At O’Donnell’s request, he stayed on as dean of faculty for two additional years past the five-year term, before returning to the classroom full time in 1995. Upon his retirement in 2013, he spoke eloquently in his last faculty meeting, as Wilson recalled in the citation, “of the faculty’s duty to help lead the school, and to be thoughtful, honest and caring with students and each other.”

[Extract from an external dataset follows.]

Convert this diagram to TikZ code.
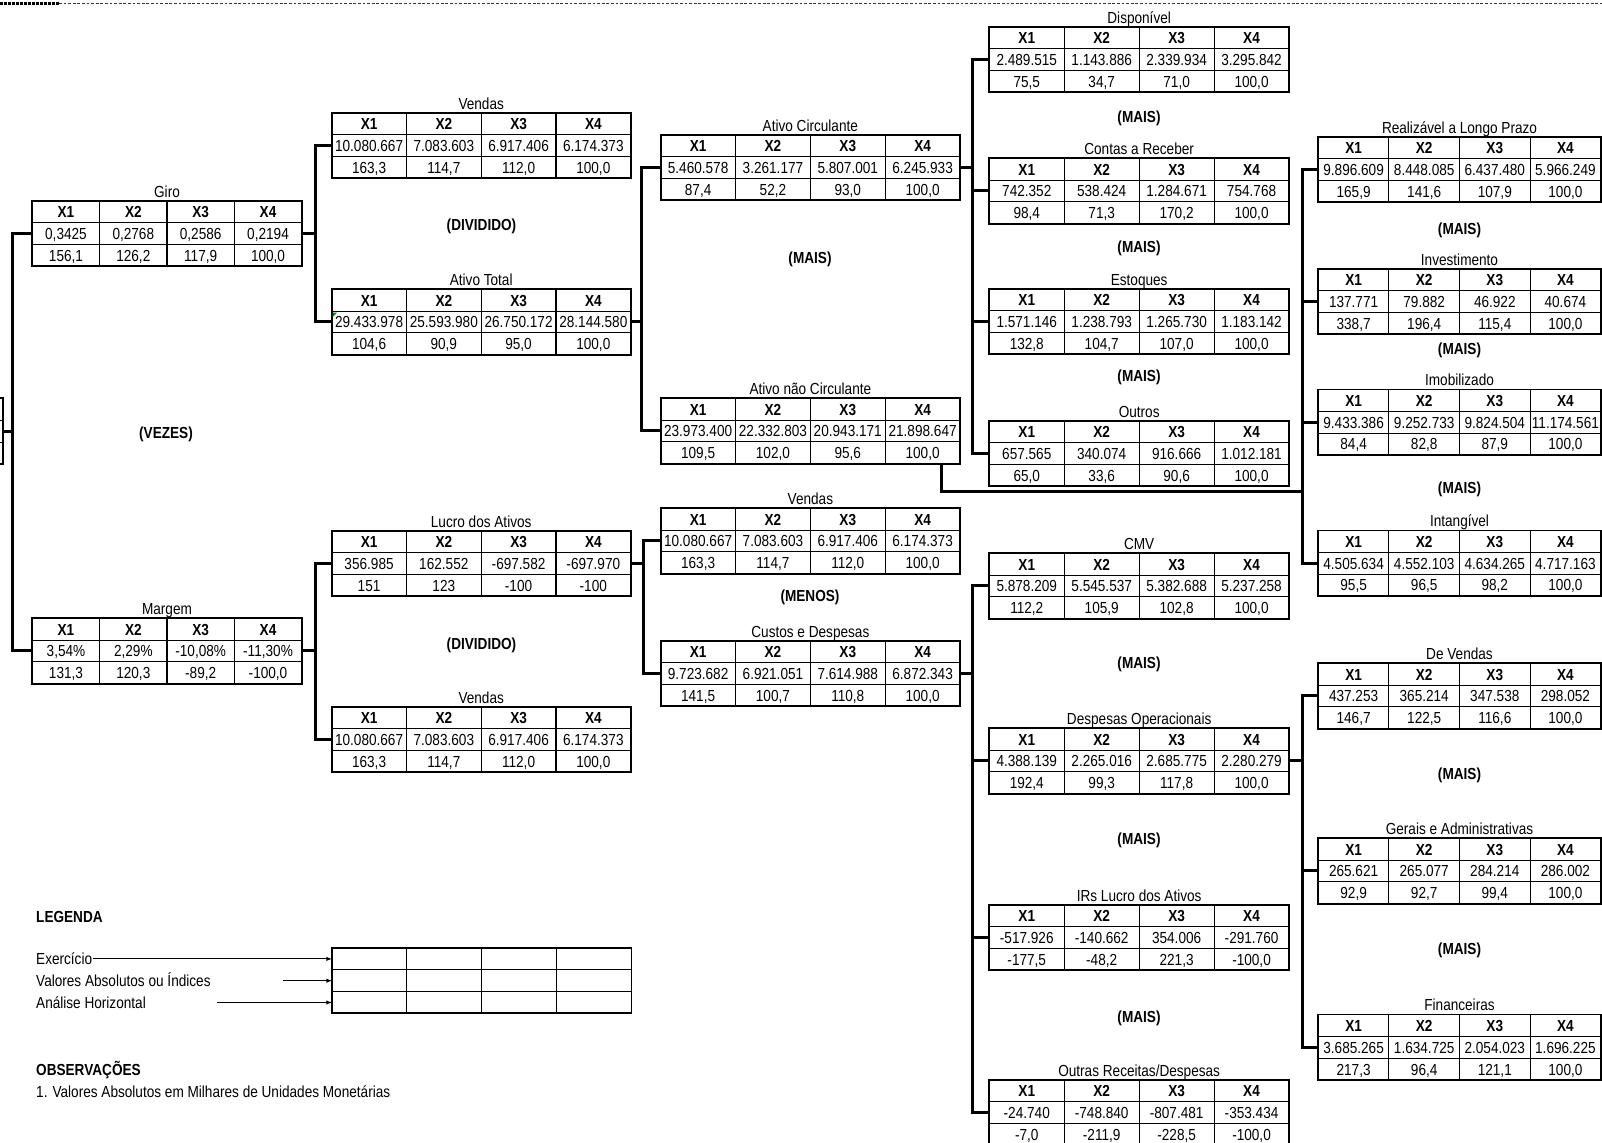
\documentclass[tikz,border=0pt]{standalone}
\usepackage{fontspec}
\setmainfont[FakeStretch=0.85]{Liberation Sans}
\usetikzlibrary{arrows.meta}
\tikzset{
  cell/.style={inner sep=0pt, outer sep=0pt, text height=6pt, text depth=0pt, font=\fontsize{8}{9.6}\selectfont},
  hd/.style={cell, font=\fontsize{8}{9.6}\selectfont\bfseries},
  ttl/.style={anchor=base, inner sep=0pt, font=\fontsize{8}{9.6}\selectfont},
  op/.style={inner sep=0pt, text height=6pt, text depth=0pt, font=\fontsize{8}{9.6}\selectfont\bfseries},
  lgtxt/.style={anchor=west, inner sep=0pt, text height=6pt, text depth=0pt, font=\fontsize{8}{9.6}\selectfont},
  lgbold/.style={lgtxt, font=\fontsize{8}{9.6}\selectfont\bfseries},
  conn/.style={line width=1.5pt},
  tbox/.style={draw, line width=0.9pt, inner sep=0pt, outer sep=0pt},
  inner/.style={line width=0.55pt},
  lgarrow/.style={line width=0.5pt, -{Latex[length=2.8pt,width=2.2pt]}},
}
\newcommand\fintab[5]{%
  \xdef\tX{#2}\xdef\tY{#3}\xdef\tW{#4}%
  \node[tbox, anchor=north west, minimum width={4*#4*0.5pt}, minimum height={65.4*0.5pt}] (#1) at (#2,#3) {};
  \draw[inner] (#2,#3+21.8) -- ++(4*#4,0) (#2,#3+43.6) -- ++(4*#4,0)
     (#2+#4,#3) -- ++(0,65.4) (#2+2*#4,#3) -- ++(0,65.4) (#2+3*#4,#3) -- ++(0,65.4);
  \node[ttl] (#1-t) at (#2+2*#4,#3-3.5) {#5};
  \node[hd] (#1-h1) at (#2+0.5*#4,#3+10.9) {X1};
  \node[hd] (#1-h2) at (#2+1.5*#4,#3+10.9) {X2};
  \node[hd] (#1-h3) at (#2+2.5*#4,#3+10.9) {X3};
  \node[hd] (#1-h4) at (#2+3.5*#4,#3+10.9) {X4};
  \coordinate (#1-L) at (#2,#3+32.7);
  \coordinate (#1-R) at (#2+4*#4,#3+32.7);
}
\newcommand\trow[6]{%
  \node[cell] (#1-#2a) at (\tX+0.5*\tW,\tY+10.9+#2*21.8) {#3};
  \node[cell] (#1-#2b) at (\tX+1.5*\tW,\tY+10.9+#2*21.8) {#4};
  \node[cell] (#1-#2c) at (\tX+2.5*\tW,\tY+10.9+#2*21.8) {#5};
  \node[cell] (#1-#2d) at (\tX+3.5*\tW,\tY+10.9+#2*21.8) {#6};
}
\begin{document}
\begin{tikzpicture}[x=0.5pt,y=-0.5pt]
\useasboundingbox (0,0) rectangle (1602,1143);
\fill[white] (0,0) rectangle (1602,1143);
\clip (0,0) rectangle (1602,1143);

% page-break marks at the top
\draw[line width=1.2pt, dash pattern=on 1.6pt off 0.4pt] (0,3.5) -- (59,3.5);
\draw[line width=0.7pt, dash pattern=on 1.4pt off 0.9pt, black!80] (59,3.5) -- (1602,3.5);

% root table, cut off at the left edge
\node[tbox, anchor=north east, minimum width={67.35*0.5pt}, minimum height={66*0.5pt}] (root) at (3,398.3) {};
\draw[inner] (-70,420.3) -- (3,420.3) (-70,442.3) -- (3,442.3);
\coordinate (root-R) at (3,431.3);

% ---------- tables ----------
\fintab{giro}{32.3}{200.7}{67.35}{Giro}
\trow{giro}{1}{0,3425}{0,2768}{0,2586}{0,2194}
\trow{giro}{2}{156,1}{126,2}{117,9}{100,0}

\fintab{margem}{32.3}{618.3}{67.35}{Margem}
\trow{margem}{1}{3,54\%}{2,29\%}{-10,08\%}{-11,30\%}
\trow{margem}{2}{131,3}{120,3}{-89,2}{-100,0}

\fintab{vendasA}{331.7}{112.7}{74.75}{Vendas}
\trow{vendasA}{1}{10.080.667}{7.083.603}{6.917.406}{6.174.373}
\trow{vendasA}{2}{163,3}{114,7}{112,0}{100,0}

\fintab{ativoT}{331.7}{289.3}{74.75}{Ativo Total}
\trow{ativoT}{1}{29.433.978}{25.593.980}{26.750.172}{28.144.580}
\trow{ativoT}{2}{104,6}{90,9}{95,0}{100,0}
\fill[green!50!black] (332.6,312.6) -- ++(4.5,0) -- ++(-4.5,4.5) -- cycle;

\fintab{lucro}{331.7}{530.7}{74.75}{Lucro dos Ativos}
\trow{lucro}{1}{356.985}{162.552}{-697.582}{-697.970}
\trow{lucro}{2}{151}{123}{-100}{-100}

\fintab{vendasB}{331.7}{706.7}{74.75}{Vendas}
\trow{vendasB}{1}{10.080.667}{7.083.603}{6.917.406}{6.174.373}
\trow{vendasB}{2}{163,3}{114,7}{112,0}{100,0}

\fintab{ativoC}{660.7}{135}{74.83}{Ativo Circulante}
\trow{ativoC}{1}{5.460.578}{3.261.177}{5.807.001}{6.245.933}
\trow{ativoC}{2}{87,4}{52,2}{93,0}{100,0}

\fintab{ativoNC}{660.7}{398.3}{74.83}{Ativo não Circulante}
\trow{ativoNC}{1}{23.973.400}{22.332.803}{20.943.171}{21.898.647}
\trow{ativoNC}{2}{109,5}{102,0}{95,6}{100,0}
\coordinate (ativoNC-B) at (941.7,463.7);

\fintab{vendasC}{660.7}{508.3}{74.83}{Vendas}
\trow{vendasC}{1}{10.080.667}{7.083.603}{6.917.406}{6.174.373}
\trow{vendasC}{2}{163,3}{114,7}{112,0}{100,0}

\fintab{custos}{660.7}{640.7}{74.83}{Custos e Despesas}
\trow{custos}{1}{9.723.682}{6.921.051}{7.614.988}{6.872.343}
\trow{custos}{2}{141,5}{100,7}{110,8}{100,0}

\fintab{disp}{989.3}{26.7}{74.93}{Disponível}
\trow{disp}{1}{2.489.515}{1.143.886}{2.339.934}{3.295.842}
\trow{disp}{2}{75,5}{34,7}{71,0}{100,0}

\fintab{contas}{989.3}{158.3}{74.93}{Contas a Receber}
\trow{contas}{1}{742.352}{538.424}{1.284.671}{754.768}
\trow{contas}{2}{98,4}{71,3}{170,2}{100,0}

\fintab{estoques}{989.3}{288.8}{74.93}{Estoques}
\trow{estoques}{1}{1.571.146}{1.238.793}{1.265.730}{1.183.142}
\trow{estoques}{2}{132,8}{104,7}{107,0}{100,0}

\fintab{outros}{989.3}{420.7}{74.93}{Outros}
\trow{outros}{1}{657.565}{340.074}{916.666}{1.012.181}
\trow{outros}{2}{65,0}{33,6}{90,6}{100,0}

\fintab{cmv}{989.3}{553.3}{74.93}{CMV}
\trow{cmv}{1}{5.878.209}{5.545.537}{5.382.688}{5.237.258}
\trow{cmv}{2}{112,2}{105,9}{102,8}{100,0}

\fintab{despop}{989.3}{728.3}{74.93}{Despesas Operacionais}
\trow{despop}{1}{4.388.139}{2.265.016}{2.685.775}{2.280.279}
\trow{despop}{2}{192,4}{99,3}{117,8}{100,0}

\fintab{irs}{989.3}{905}{74.93}{IRs Lucro dos Ativos}
\trow{irs}{1}{-517.926}{-140.662}{354.006}{-291.760}
\trow{irs}{2}{-177,5}{-48,2}{221,3}{-100,0}

\fintab{outrasrd}{989.3}{1080}{74.93}{Outras Receitas/Despesas}
\trow{outrasrd}{1}{-24.740}{-748.840}{-807.481}{-353.434}
\trow{outrasrd}{2}{-7,0}{-211,9}{-228,5}{-100,0}

\fintab{realiz}{1318.3}{136.8}{70.6}{Realizável a Longo Prazo}
\trow{realiz}{1}{9.896.609}{8.448.085}{6.437.480}{5.966.249}
\trow{realiz}{2}{165,9}{141,6}{107,9}{100,0}

\fintab{invest}{1318.3}{269}{70.6}{Investimento}
\trow{invest}{1}{137.771}{79.882}{46.922}{40.674}
\trow{invest}{2}{338,7}{196,4}{115,4}{100,0}

\fintab{imob}{1318.3}{389.5}{70.6}{Imobilizado}
\trow{imob}{1}{9.433.386}{9.252.733}{9.824.504}{11.174.561}
\trow{imob}{2}{84,4}{82,8}{87,9}{100,0}

\fintab{intang}{1318.3}{530.5}{70.6}{Intangível}
\trow{intang}{1}{4.505.634}{4.552.103}{4.634.265}{4.717.163}
\trow{intang}{2}{95,5}{96,5}{98,2}{100,0}

\fintab{devendas}{1318.3}{663.3}{70.6}{De Vendas}
\trow{devendas}{1}{437.253}{365.214}{347.538}{298.052}
\trow{devendas}{2}{146,7}{122,5}{116,6}{100,0}

\fintab{gerais}{1318.3}{838.3}{70.6}{Gerais e Administrativas}
\trow{gerais}{1}{265.621}{265.077}{284.214}{286.002}
\trow{gerais}{2}{92,9}{92,7}{99,4}{100,0}

\fintab{financ}{1318.3}{1014.5}{70.6}{Financeiras}
\trow{financ}{1}{3.685.265}{1.634.725}{2.054.023}{1.696.225}
\trow{financ}{2}{217,3}{96,4}{121,1}{100,0}

% ---------- operators ----------
\node[op] (opVezes) at (166,432.3) {(VEZES)};
\node[op] (opDiv1) at (481.5,225) {(DIVIDIDO)};
\node[op] (opDiv2) at (481.5,643.3) {(DIVIDIDO)};
\node[op] (opMais1) at (810,258) {(MAIS)};
\node[op] (opMenos) at (810,595.7) {(MENOS)};
\node[op] (opM2) at (1139,116.7) {(MAIS)};
\node[op] (opM3) at (1139,246.7) {(MAIS)};
\node[op] (opM4) at (1139,376) {(MAIS)};
\node[op] (opM5) at (1139,662.7) {(MAIS)};
\node[op] (opM6) at (1139,838.3) {(MAIS)};
\node[op] (opM7) at (1139,1016.7) {(MAIS)};
\node[op] (opM8) at (1459.5,228.3) {(MAIS)};
\node[op] (opM9) at (1459.5,348.3) {(MAIS)};
\node[op] (opM10) at (1459.5,487.5) {(MAIS)};
\node[op] (opM11) at (1459.5,773.3) {(MAIS)};
\node[op] (opM12) at (1459.5,948.3) {(MAIS)};

% ---------- connectors ----------
\coordinate (jA) at (12,0);
\coordinate (jB) at (315,0);
\coordinate (jD) at (641.7,0);
\coordinate (jE) at (643.3,0);
\coordinate (jF) at (972.7,0);
\coordinate (jG) at (1302.7,0);
\coordinate (kANC) at (1302.7,492);

\draw[conn] (root-R) -- (jA |- root-R);
\draw[conn] (giro-L) -| (jA |- margem-L) -- (margem-L);

\draw[conn] (giro-R) -- (jB |- giro-R);
\draw[conn] (vendasA-L) -| (jB |- ativoT-L) -- (ativoT-L);

\draw[conn] (margem-R) -- (jB |- margem-R);
\draw[conn] (lucro-L) -| (jB |- vendasB-L) -- (vendasB-L);

\draw[conn] (ativoT-R) -- (jD |- ativoT-R);
\draw[conn] (ativoC-L) -| (jD |- ativoNC-L) -- (ativoNC-L);

\draw[conn] (lucro-R) -- (jE |- lucro-R);
\draw[conn] (vendasC-L) -| (jE |- custos-L) -- (custos-L);

\draw[conn] (ativoC-R) -- (jF |- ativoC-R);
\draw[conn] (disp-L) -| (jF |- outros-L) -- (outros-L);
\draw[conn] (contas-L) -- (jF |- contas-L);
\draw[conn] (estoques-L) -- (jF |- estoques-L);

\draw[conn] (ativoNC-B) |- (kANC);
\draw[conn] (realiz-L) -| (jG |- intang-L) -- (intang-L);
\draw[conn] (invest-L) -- (jG |- invest-L);
\draw[conn] (imob-L) -- (jG |- imob-L);

\draw[conn] (custos-R) -- (jF |- custos-R);
\draw[conn] (cmv-L) -| (jF |- outrasrd-L) -- (outrasrd-L);
\draw[conn] (despop-L) -- (jF |- despop-L);
\draw[conn] (irs-L) -- (jF |- irs-L);

\draw[conn] (despop-R) -- (jG |- despop-R);
\draw[conn] (devendas-L) -| (jG |- financ-L) -- (financ-L);
\draw[conn] (gerais-L) -- (jG |- gerais-L);

% ---------- legend ----------
\node[lgbold] (lgTitle) at (35.8,916.5) {LEGENDA};
\node[tbox, anchor=north west, minimum width={4*74.85*0.5pt}, minimum height={65.4*0.5pt}] (lgtab) at (332,948) {};
\draw[inner] (332,969.8) -- ++(299.4,0) (332,991.6) -- ++(299.4,0)
  (406.85,948) -- ++(0,65.4) (481.7,948) -- ++(0,65.4) (556.55,948) -- ++(0,65.4);
\coordinate (lgR1) at (332,958.9);
\coordinate (lgR2) at (332,980.7);
\coordinate (lgR3) at (332,1002.5);
\node[lgtxt] (lgEx) at (35.8,958.9) {Exercício};
\node[lgtxt] (lgVa) at (35.8,980.7) {Valores Absolutos ou Índices};
\node[lgtxt] (lgAn) at (35.8,1002.5) {Análise Horizontal};
\coordinate (lgA2) at (283,980.7);
\coordinate (lgA3) at (216.6,1002.5);
\draw[lgarrow] (lgEx.east) -- (lgR1);
\draw[lgarrow] (lgA2) -- (lgR2);
\draw[lgarrow] (lgA3) -- (lgR3);

\node[lgbold] (obsTitle) at (35.8,1069.7) {OBSERVAÇÕES};
\node[lgtxt] (obs1) at (35.8,1091) {1. Valores Absolutos em Milhares de Unidades Monetárias};
\end{tikzpicture}
\end{document}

The need for open dialogue 

In his speech, Hertig praised “early coeducation pioneers” Susan Herney and Jackie Thomas — both past recipients of the Founders’ Day Award — for their work to support women at Exeter and foster open dialogue about the challenges involved with introducing coeducation. He likened some aspects of that transition, and those challenges, to current concerns around balancing free speech and the inclusion of different opinions with the worthy goal of furthering equity and inclusion in the classroom and community.

“One of the lessons I think we can take from the women who led the transition to coeducation at Exeter is the importance of dialogue as a means of reaching some sort of common understanding,” Hertig said. “Threats discourage productive conversation — a serious impediment to learning in a school based on discussion-oriented conversation.”

The Founders’ Day Award was established by the Trustees in 1976, and is given annually in recognition of devoted service to the Academy. In his closing remarks, Hertig spoke of the decision to rename “Founder’s Day” to honor Elizabeth Phillips as well as her husband, John. This was made, he said, after Principal O’Donnell investigated the historical circumstances of the school’s founding and discovered that the money used to finance it came from Elizabeth’s inheritance.

“What else have we yet to learn about our present way of thinking, and how can we maintain a sense of community while still acknowledging our differences?” Hertig asked the assembled students. “That is your challenge. I wish you well.”